Orlando Market Commentaries are a series of timely analyses produced by the Orlando Economic Partnership’s Research & Strategy team. Commentaries are typically associated with a major data release or cover areas key to advancing the Partnership’s goal of Broad-based Prosperity®.

New GDP estimates suggest the Orlando region’s economy reached $233 billion in 2024.
Orlando was the eighth fastest-growing large economy in the U.S., with all but one local county also seeing growth above the national rate.
GDP remains an imperfect measure of economic health that can nevertheless help identify opportunities for strengthening our economy.

Delayed federal estimates released on February 5 indicate that the Orlando MSA added another $15 billion to its GDP in 2024, marking the fourth straight year the region grew at a faster rate than the national economy.

Orlando remained the 24th largest regional economy in the U.S in 2024, registering a current-dollar GDP of more than $233 billion – now bigger than 18 U.S. states, after overtaking Kansas.

Florida’s Fastest-Growing Economy, Again

In growth terms, the Orlando MSA’s real GDP (adjusted for inflation) expanded by 3.5% in 2024 – considerably higher than the 2.8% growth experienced by the wider U.S. economy.

It was the region’s fourth consecutive year of above-average growth following a pandemic-related decline in 2020, leaving the economy some 24% larger than in 2019 and 55% larger than a decade ago.

Many of the nation’s 387 metropolitan areas saw GDP growth slow in 2024 as economic conditions continued to normalize following the pandemic.

Orlando was once again the fastest-growing region among Florida’s ‘Big 3’ in 2024, outperforming both Tampa (3.3%), and Miami (2.7%).
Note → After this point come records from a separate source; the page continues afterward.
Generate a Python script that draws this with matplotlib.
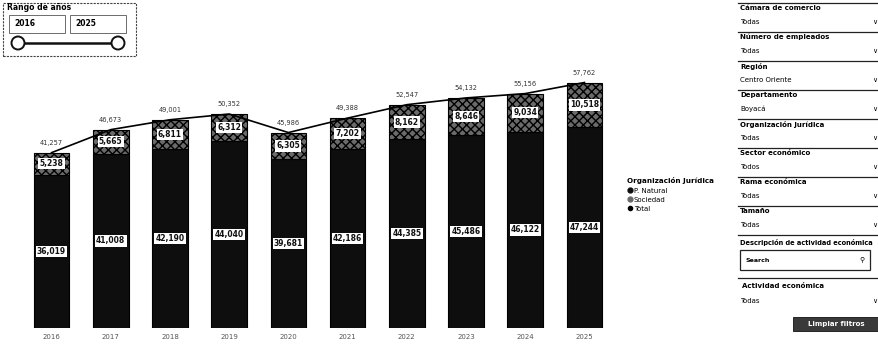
import matplotlib
matplotlib.use("Agg")
import matplotlib.pyplot as plt
from matplotlib.patches import Rectangle, Ellipse
from matplotlib.lines import Line2D
import numpy as np

# --- data ---
years = ["2016", "2017", "2018", "2019", "2020", "2021", "2022", "2023", "2024", "2025"]
p_natural = [36019, 41008, 42190, 44040, 39681, 42186, 44385, 45486, 46122, 47244]
sociedad = [5238, 5665, 6811, 6312, 6305, 7202, 8162, 8646, 9034, 10518]
total = [a + b for a, b in zip(p_natural, sociedad)]

legend_title = "Organización Jurídica"
legend_items = ["P. Natural", "Sociedad", "Total"]

filters = [
    ("Cámara de comercio", "Todas"),
    ("Número de empleados", "Todas"),
    ("Región", "Centro Oriente"),
    ("Departamento", "Boyacá"),
    ("Organización Jurídica", "Todas"),
    ("Sector económico", "Todos"),
    ("Rama económica", "Todas"),
    ("Tamaño", "Todas"),
]

W, H = 879, 356
C_NAT = "#0e0e0e"
C_SOC = "#6a6a6a"

fig = plt.figure(figsize=(W / 100, H / 100), dpi=100)
plt.rcParams["font.family"] = ["DejaVu Sans"]


def fx(px):
    return px / W


def fy(py):
    return 1 - py / H


# --- main chart ---
ax = fig.add_axes([fx(16), fy(328), fx(620 - 16), (328 - 22) / H])
x = np.arange(len(years))
ax.bar(x, p_natural, width=0.6, color=C_NAT, edgecolor="#000000", linewidth=0.8)
ax.bar(x, sociedad, width=0.6, bottom=p_natural, color=C_SOC, edgecolor="#000000",
       linewidth=0.8, hatch="xxxx")
ax.plot(x, total, color="#000000", linewidth=1.2)

box = dict(boxstyle="square,pad=0.15", facecolor="white", edgecolor="none")
for i in range(len(years)):
    ax.text(x[i], p_natural[i] / 2, f"{p_natural[i]:,}", ha="center", va="center",
            fontsize=5.5, fontweight="bold", color="#111111", bbox=box)
    ax.text(x[i], p_natural[i] + sociedad[i] / 2, f"{sociedad[i]:,}", ha="center",
            va="center", fontsize=5.5, fontweight="bold", color="#111111", bbox=box)
    ax.text(x[i], total[i] + 1600, f"{total[i]:,}", ha="center", va="bottom",
            fontsize=4.8, color="#333333")

ax.set_xlim(-0.6, 9.6)
ax.set_ylim(0, 72000)
ax.set_xticks(x)
ax.set_xticklabels(years, fontsize=5, color="#555555")
ax.tick_params(axis="x", length=0, pad=4)
ax.set_yticks([])
for s in ax.spines.values():
    s.set_visible(False)

# legend
handles = [
    Line2D([], [], marker="o", linestyle="none", color=C_NAT, markersize=3.5),
    Line2D([], [], marker="o", linestyle="none", color=C_SOC, markersize=3.5),
    Line2D([], [], marker="o", linestyle="none", color="#000000", markersize=3),
]
leg = fig.legend(handles, legend_items, title=legend_title, loc="upper left",
                 bbox_to_anchor=(fx(624), fy(174)), frameon=False, fontsize=5,
                 title_fontsize=5.2, handletextpad=0.1, labelspacing=0.45,
                 borderpad=0, handlelength=0.8, alignment="left")
leg.get_title().set_fontweight("bold")

# --- year range slicer (top left) ---
fig.patches.append(Rectangle((fx(3), fy(56)), fx(133), 53 / H, transform=fig.transFigure,
                             facecolor="white", edgecolor="#444444", linewidth=0.8,
                             linestyle=(0, (2, 1)), zorder=1))
fig.text(fx(7), fy(8), "Rango de años", fontsize=5.5, fontweight="bold", va="center")
for x0, lab in [(9, years[0]), (70, years[-1])]:
    fig.patches.append(Rectangle((fx(x0), fy(33)), fx(56), 18 / H, transform=fig.transFigure,
                                 facecolor="white", edgecolor="#555555", linewidth=0.6,
                                 zorder=2))
    fig.text(fx(x0 + 5), fy(24), lab, fontsize=5.5, fontweight="bold", va="center")
fig.add_artist(Line2D([fx(18), fx(118)], [fy(43), fy(43)], color="#111111", linewidth=1.8,
                      zorder=3))
for cx in (18, 118):
    fig.add_artist(Ellipse((fx(cx), fy(43)), 13 / W, 13 / H, transform=fig.transFigure,
                           facecolor="white", edgecolor="#111111", linewidth=1.4, zorder=4))

# --- filter panel (right) ---
px0, px1 = 738, 879
y = 8
for head, val in filters:
    fig.add_artist(Line2D([fx(px0), fx(px1)], [fy(y - 5), fy(y - 5)], color="#222222",
                          linewidth=0.9))
    fig.text(fx(px0 + 2), fy(y), head, fontsize=5, fontweight="bold", va="center")
    fig.text(fx(px0 + 2), fy(y + 14), val, fontsize=5, va="center")
    fig.text(fx(875), fy(y + 14), "∨", fontsize=5, va="center", ha="center")
    y += 29

fig.add_artist(Line2D([fx(px0), fx(px1)], [fy(y - 5), fy(y - 5)], color="#222222",
                      linewidth=0.9))
fig.text(fx(px0 + 2), fy(y + 2), "Descripción de actividad económica", fontsize=4.8,
         fontweight="bold", va="center")
fig.patches.append(Rectangle((fx(px0 + 2), fy(y + 30)), fx(130), 20 / H,
                             transform=fig.transFigure, facecolor="white",
                             edgecolor="#222222", linewidth=0.9))
fig.text(fx(px0 + 8), fy(y + 20), "Search", fontsize=4.5, fontweight="bold", va="center")
fig.text(fx(px0 + 124), fy(y + 20), "⚲", fontsize=5, va="center", ha="center")
y += 46
fig.add_artist(Line2D([fx(px0), fx(px1)], [fy(y - 8), fy(y - 8)], color="#222222",
                      linewidth=0.9))
fig.text(fx(px0 + 4), fy(y), "Actividad económica", fontsize=5, fontweight="bold",
         va="center")
fig.text(fx(px0 + 2), fy(y + 15), "Todas", fontsize=5, va="center")
fig.text(fx(875), fy(y + 15), "∨", fontsize=5, va="center", ha="center")

fig.patches.append(Rectangle((fx(793), fy(331)), fx(86), 14 / H, transform=fig.transFigure,
                             facecolor="#3a3a3a", edgecolor="#111111", linewidth=0.6))
fig.text(fx(836), fy(324), "Limpiar filtros", fontsize=5, fontweight="bold",
         color="white", va="center", ha="center")

fig.savefig("out.png", dpi=100)
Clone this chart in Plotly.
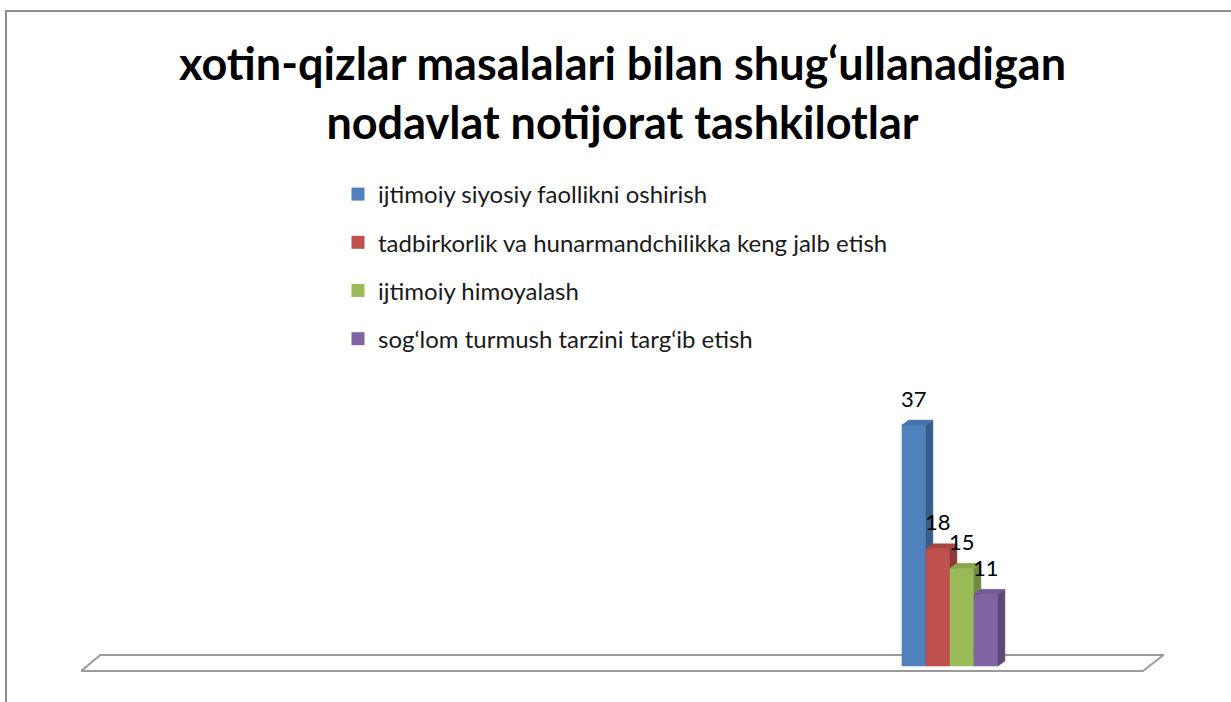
import plotly.graph_objects as go

# ---------------- data ----------------
title_lines = ["xotin-qizlar masalalari bilan shug‘ullanadigan",
               "nodavlat notijorat tashkilotlar"]
series_names = ["ijtimoiy siyosiy faollikni oshirish",
                "tadbirkorlik va hunarmandchilikka keng jalb etish",
                "ijtimoiy himoyalash",
                "sog‘lom turmush tarzini targ‘ib etish"]
values = [37, 18, 15, 11]
bar_slots = [0, 1, 2, 3]

# ---------------- style ----------------
front_colors = ["#4F81BD", "#C0504D", "#9BBB59", "#8064A2"]
side_colors = ["#385D8A", "#8C3836", "#71893F", "#5C4776"]
top_colors = ["#4675AE", "#A94643", "#88A64E", "#735A92"]
FONT = "Lato"
W, H = 1231, 702
HALF = 0.5          # half bar width (x units)
DX, DY = 0.29, 0.77  # 3-D depth offset
FLOOR_X_FRONT = (-34.7, 9.54)
FLOOR_X_BACK = (-33.9, 10.4)
FLOOR_Y = (-0.77, 1.69)

fig = go.Figure()

# floor
fig.add_trace(go.Scatter(
    x=[FLOOR_X_FRONT[0], FLOOR_X_FRONT[1], FLOOR_X_BACK[1], FLOOR_X_BACK[0], FLOOR_X_FRONT[0]],
    y=[FLOOR_Y[0], FLOOR_Y[0], FLOOR_Y[1], FLOOR_Y[1], FLOOR_Y[0]],
    mode="lines", fill="toself", fillcolor="white",
    line=dict(color="#9a9a9a", width=2), showlegend=False, hoverinfo="skip"))

annotations = []
for i, (p, v) in enumerate(zip(bar_slots, values)):
    # front face
    fig.add_trace(go.Scatter(
        x=[p - HALF, p + HALF, p + HALF, p - HALF, p - HALF],
        y=[0, 0, v, v, 0], mode="lines", fill="toself",
        fillcolor=front_colors[i], line=dict(color=front_colors[i], width=0.5),
        showlegend=False, hoverinfo="skip"))
    # side face
    fig.add_trace(go.Scatter(
        x=[p + HALF, p + HALF + DX, p + HALF + DX, p + HALF, p + HALF],
        y=[0, DY, v + DY, v, 0], mode="lines", fill="toself",
        fillcolor=side_colors[i], line=dict(color=side_colors[i], width=0.5),
        showlegend=False, hoverinfo="skip"))
    # top face
    fig.add_trace(go.Scatter(
        x=[p - HALF, p + HALF, p + HALF + DX, p - HALF + DX, p - HALF],
        y=[v, v, v + DY, v + DY, v], mode="lines", fill="toself",
        fillcolor=top_colors[i], line=dict(color=top_colors[i], width=0.5),
        showlegend=False, hoverinfo="skip"))
    annotations.append(dict(x=p, y=v, xref="x", yref="y", text=str(v),
                            showarrow=False, yanchor="middle", yshift=27,
                            font=dict(family=FONT, size=22, color="#000000")))

# legend entries
for i, name in enumerate(series_names):
    fig.add_trace(go.Scatter(
        x=[None], y=[None], mode="markers", name=name, legendgroup=str(i),
        marker=dict(symbol="square", size=13, color=front_colors[i])))

fig.update_layout(
    width=W, height=H,
    margin=dict(l=0, r=0, t=0, b=0),
    paper_bgcolor="white", plot_bgcolor="white",
    xaxis=dict(range=[-38.08, 13.21], visible=False, fixedrange=True),
    yaxis=dict(range=[-5.53, 102.3], visible=False, fixedrange=True),
    title=dict(text="<br>".join(title_lines), x=0.5057, xanchor="center",
               y=1 - 80 / H, yanchor="top", yref="container",
               font=dict(family=FONT, size=45, color="#000000", weight=700)),
    legend=dict(x=338 / W, y=1 - 172 / H, xanchor="left", yanchor="top",
                bgcolor="rgba(0,0,0,0)", tracegroupgap=14,
                font=dict(family=FONT, size=24, color="#1a1a1a")),
    annotations=annotations,
    shapes=[dict(type="rect", xref="paper", yref="paper",
                 x0=6 / W, x1=1.2, y0=-0.2, y1=1 - 11 / H,
                 line=dict(color="#8c8c8c", width=2), layer="below")],
    showlegend=True,
)

fig.write_html("out.html", config={"displayModeBar": False},
               post_script="document.body.style.margin='0';")
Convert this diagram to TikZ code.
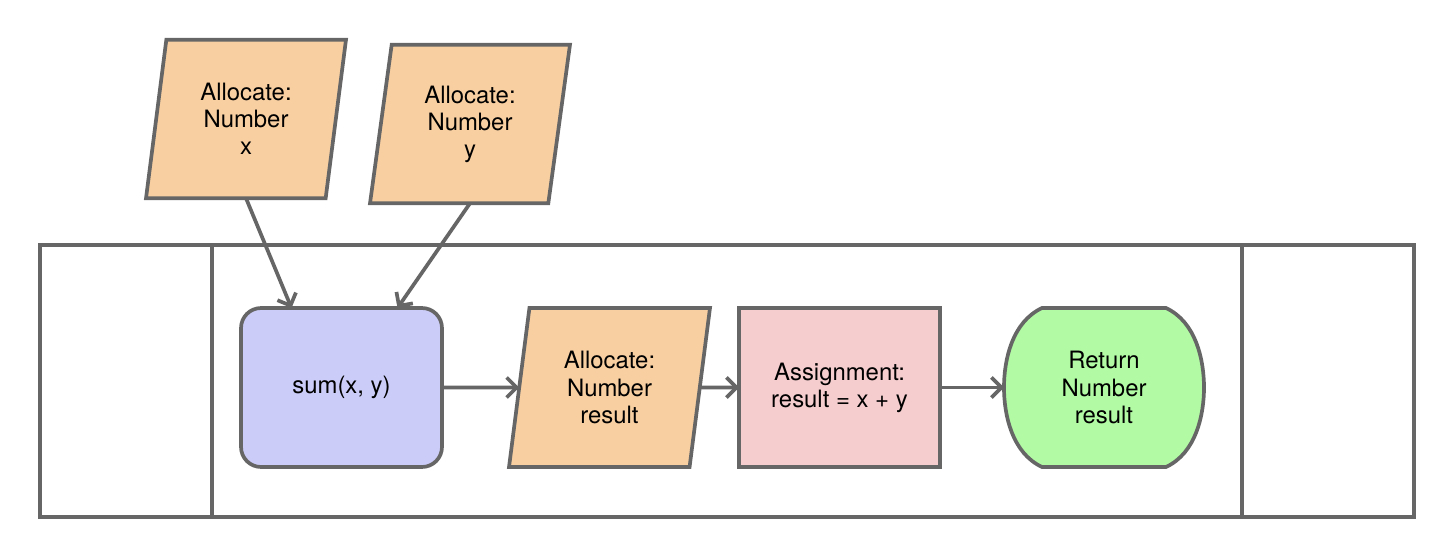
\documentclass[tikz,border=0pt]{standalone}
\usepackage{fontspec}
\setmainfont{TeX Gyre Heros}
\usetikzlibrary{shapes.geometric,arrows.meta}
\definecolor{edge}{HTML}{666666}
\definecolor{allocfill}{HTML}{F8CFA1}
\definecolor{funcfill}{HTML}{CCCCF9}
\definecolor{assignfill}{HTML}{F5CDCE}
\definecolor{retfill}{HTML}{B2FBA4}

\begin{document}
\begin{tikzpicture}
  [x=0.02cm, y=-0.02cm, line width=2.1pt, draw=edge,
  every node/.style={font=\fontsize{13.6}{15.4}\selectfont, align=center, outer sep=0pt, inner sep=2pt},
  alloc/.style={trapezium, trapezium stretches body, trapezium left angle=75.5, trapezium right angle=104.5,
    draw=edge, fill=allocfill, minimum width=4cm, minimum height=3.17cm},
  func/.style={rectangle, rounded corners=0.4cm, draw=edge, fill=funcfill, minimum width=4.02cm, minimum height=3.18cm},
  assign/.style={rectangle, draw=edge, fill=assignfill, minimum width=4.02cm, minimum height=3.18cm},
  retbox/.style={rectangle, minimum width=4cm, minimum height=3.18cm},
  flow/.style={draw=edge, -{Straight Barb[length=2mm, width=4mm]}}]
  \useasboundingbox (0,0) rectangle (1454,558);

  % frame
  \draw[edge] (40,245) rectangle (1414,517);
  \draw[edge] (212,245) -- (212,517);
  \draw[edge] (1242,245) -- (1242,517);

  % inputs
  \node[alloc] (allocx) at (246,119) {Allocate:\\Number\\x};
  \node[alloc] (allocy) at (470,124) {Allocate:\\Number\\y};

  % main row
  \node[func] (sum) at (341.5,387.5) {sum(x, y)};
  \node[alloc, minimum width=4.02cm, minimum height=3.18cm] (allocres) at (609.5,387.5) {Allocate:\\Number\\result};
  \node[assign] (assign) at (839.5,387.5) {Assignment:\\result = x + y};
  \filldraw[draw=edge, fill=retfill] (1042,308) -- (1166,308)
    .. controls (1196,322) and (1204,360) .. (1204,387.5)
    .. controls (1204,415) and (1196,453) .. (1166,467) -- (1042,467)
    .. controls (1012,453) and (1004,415) .. (1004,387.5)
    .. controls (1004,360) and (1012,322) .. (1042,308) -- cycle;
  \node[retbox] (ret) at (1104,387.5) {Return\\Number\\result};

  \draw[flow] (allocx.south) -- ([xshift=-1cm]sum.north);
  \draw[flow] (allocy.south) -- ([xshift=1.12cm]sum.north);
  \draw[flow] (sum) -- (allocres);
  \draw[flow] (allocres) -- (assign);
  \draw[flow] (assign) -- (ret);
\end{tikzpicture}
\end{document}
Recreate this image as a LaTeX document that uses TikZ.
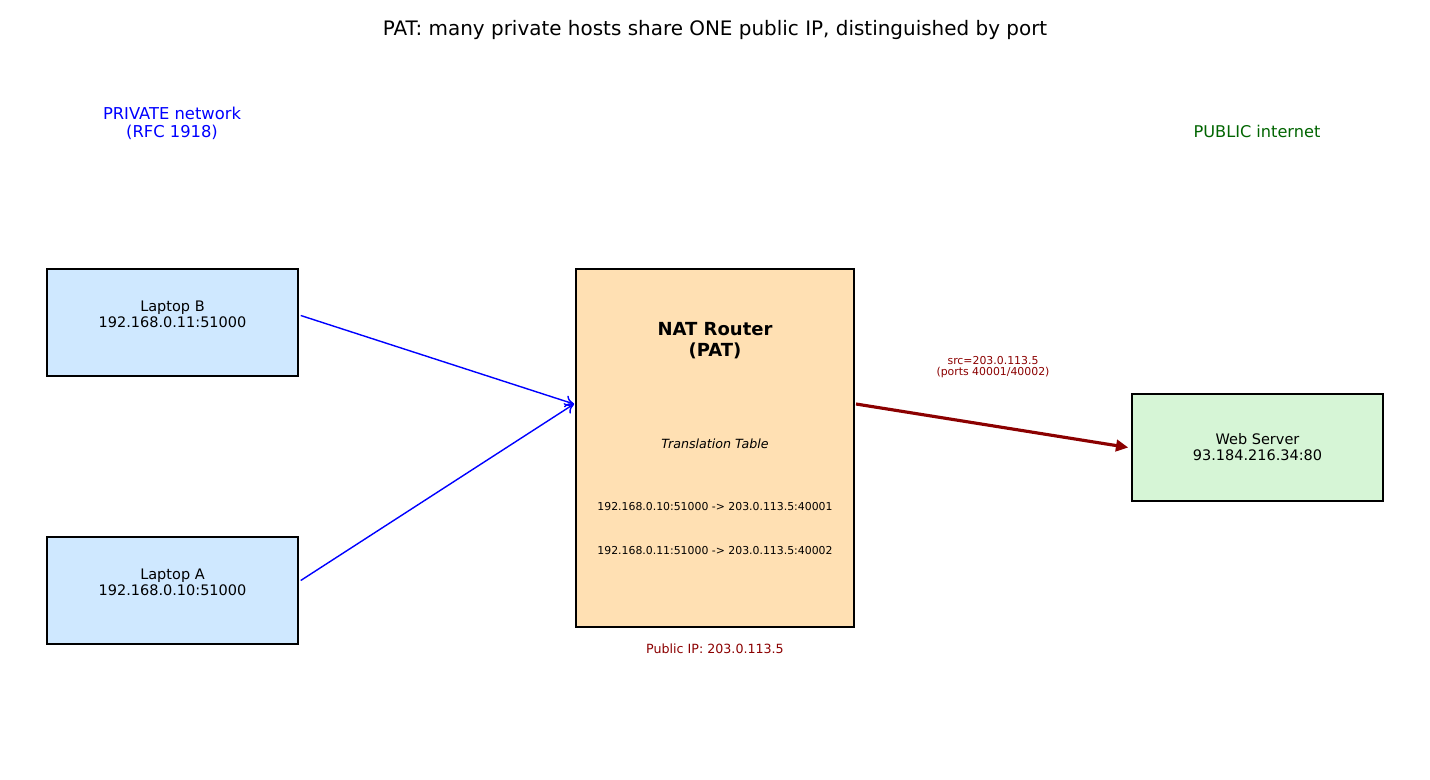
\documentclass[tikz,border=0pt]{standalone}
\usepackage{fontspec}
\setmainfont{DejaVu Sans}
\usetikzlibrary{arrows.meta}
\definecolor{hostblue}{HTML}{CFE8FF}
\definecolor{natorange}{HTML}{FFE0B3}
\definecolor{srvgreen}{HTML}{D6F5D6}
\definecolor{pubred}{HTML}{8B0000}
\definecolor{pubgreen}{HTML}{006400}
\newcommand{\fs}[2]{\fontsize{#1}{#2}\selectfont}
\begin{document}
\begin{tikzpicture}[x=0.02cm,y=-0.02cm,
  hostbox/.style={draw,line width=0.85pt,fill=hostblue,minimum width=5.02cm,minimum height=2.14cm},
  hosttext/.style={align=center,font=\fs{8.25}{9.1}},
  srvbox/.style={hostbox,hosttext,fill=srvgreen},
  natbox/.style={draw,line width=0.85pt,fill=natorange,minimum width=5.56cm,minimum height=7.16cm},
  lanlink/.style={blue,line width=0.8pt,-{To[length=5pt,width=7pt]}},
  wanlink/.style={pubred,line width=1.8pt,-{Triangle[length=7pt,width=6.5pt]}}]
\useasboundingbox (0,0) rectangle (1430,780);
\node[font=\fs{11.35}{13.6}] (title) at (715,30) {PAT: many private hosts share ONE public IP, distinguished by port};
\node[blue,align=center,font=\fs{9.3}{10.2}] (privlbl) at (172,123) {PRIVATE network\\(RFC 1918)};
\node[pubgreen,font=\fs{9.2}{11}] (publbl) at (1257,131) {PUBLIC internet};
\node[hostbox] (lapB) at (172.5,322.5) {};
\node[hosttext] (lapBtxt) at (172.5,314) {Laptop B\\192.168.0.11:51000};
\node[hostbox] (lapA) at (172.5,590.5) {};
\node[hosttext] (lapAtxt) at (172.5,582) {Laptop A\\192.168.0.10:51000};
\node[natbox] (nat) at (715,448) {};
\node[align=center,font=\bfseries\fs{10.25}{11.9}] (natname) at (715,341) {NAT Router\\(PAT)};
\node[font=\itshape\fs{7.2}{8.6}] (tbl) at (715,444) {Translation Table};
\node[font=\fs{6.2}{7.4}] (row1) at (715,507) {192.168.0.10:51000 -> 203.0.113.5:40001};
\node[font=\fs{6.2}{7.4}] (row2) at (715,551) {192.168.0.11:51000 -> 203.0.113.5:40002};
\node[pubred,font=\fs{7.2}{8.6}] (pubip) at (715,649) {Public IP: 203.0.113.5};
\node[srvbox] (web) at (1257.5,447.5) {Web Server\\93.184.216.34:80};
\coordinate (natin) at (574,404);
\coordinate (natout) at (856,404);
\draw[lanlink] ([shift={(2,-7)}]lapB.east) -- (natin);
\draw[lanlink] ([shift={(2,-10)}]lapA.east) -- (natin);
\draw[wanlink] (natout) -- ([shift={(-3,0)}]web.west);
\node[pubred,align=center,font=\fs{6.2}{6.7}] (srclbl) at (993,367) {src=203.0.113.5\\(ports 40001/40002)};
\end{tikzpicture}
\end{document}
Jacksonville’s economy grew at the same pace as Orlando’s (3.5%) but is approximately 40% smaller.

Among the 30 most populous regions in the country, Orlando was the eighth fastest-growing economy and the sixth fastest-growing in nominal terms (inflation in Florida was again higher than in the U.S. in 2024).

The list of fastest-growing large economies in 2024 broadly reflects the ongoing migration of people and businesses to the Sun Belt, as well as growth of the tech industry in Seattle. 

At the county level, all but Seminole County experienced growth in 2024 above the national rate of 2.8%. Osceola and Lake saw the fastest growth among large counties in Florida (those with populations greater than 100,000) after neighboring Sumter County.

Outpacing the Nation

All but three industries (information, manufacturing, and wholesale trade) saw stronger growth in Orlando than in the U.S. in 2024.

Ongoing investment in infrastructure drove particularly strong local performance in construction, while a series of corporate expansions (BNY, JPMorgan, and Charles Schwab) ensured continued strength in the region’s finance sector.

A record-breaking 75 million visitors helped maintain momentum in the region’s headline tourism industry.

A Manadate for Action

With a stated mission of advancing Broad-based Prosperity®, the Orlando Economic Partnership recognizes that true economic health is measured by the ability of all residents to share in growth, not simply by the total value of all goods and services produced in the region (the technical definition of GDP).

Still, analysis of a region’s GDP allows us to assess local productivity: a key enabler of an economy’s ability to pay higher wages. Regions with high productivity are often home to highly innovative industries, such as aerospace, technology, finance and life sciences, that trade in high-value goods or services and can pay higher wages.

Orlando’s productivity levels in 2024 (measured by GDP per job), long shaped by the region’s large service economy, still trail those of most major metros.

The Orlando 2045 Regional Vision seeks to change this by building a global creative capital and Top 10 Innovation Hub, anchoring future growth in innovative industries capable of raising productivity and wages. The outcomes of this vision will play a central role in boosting the region’s economic performance in 2026 and beyond.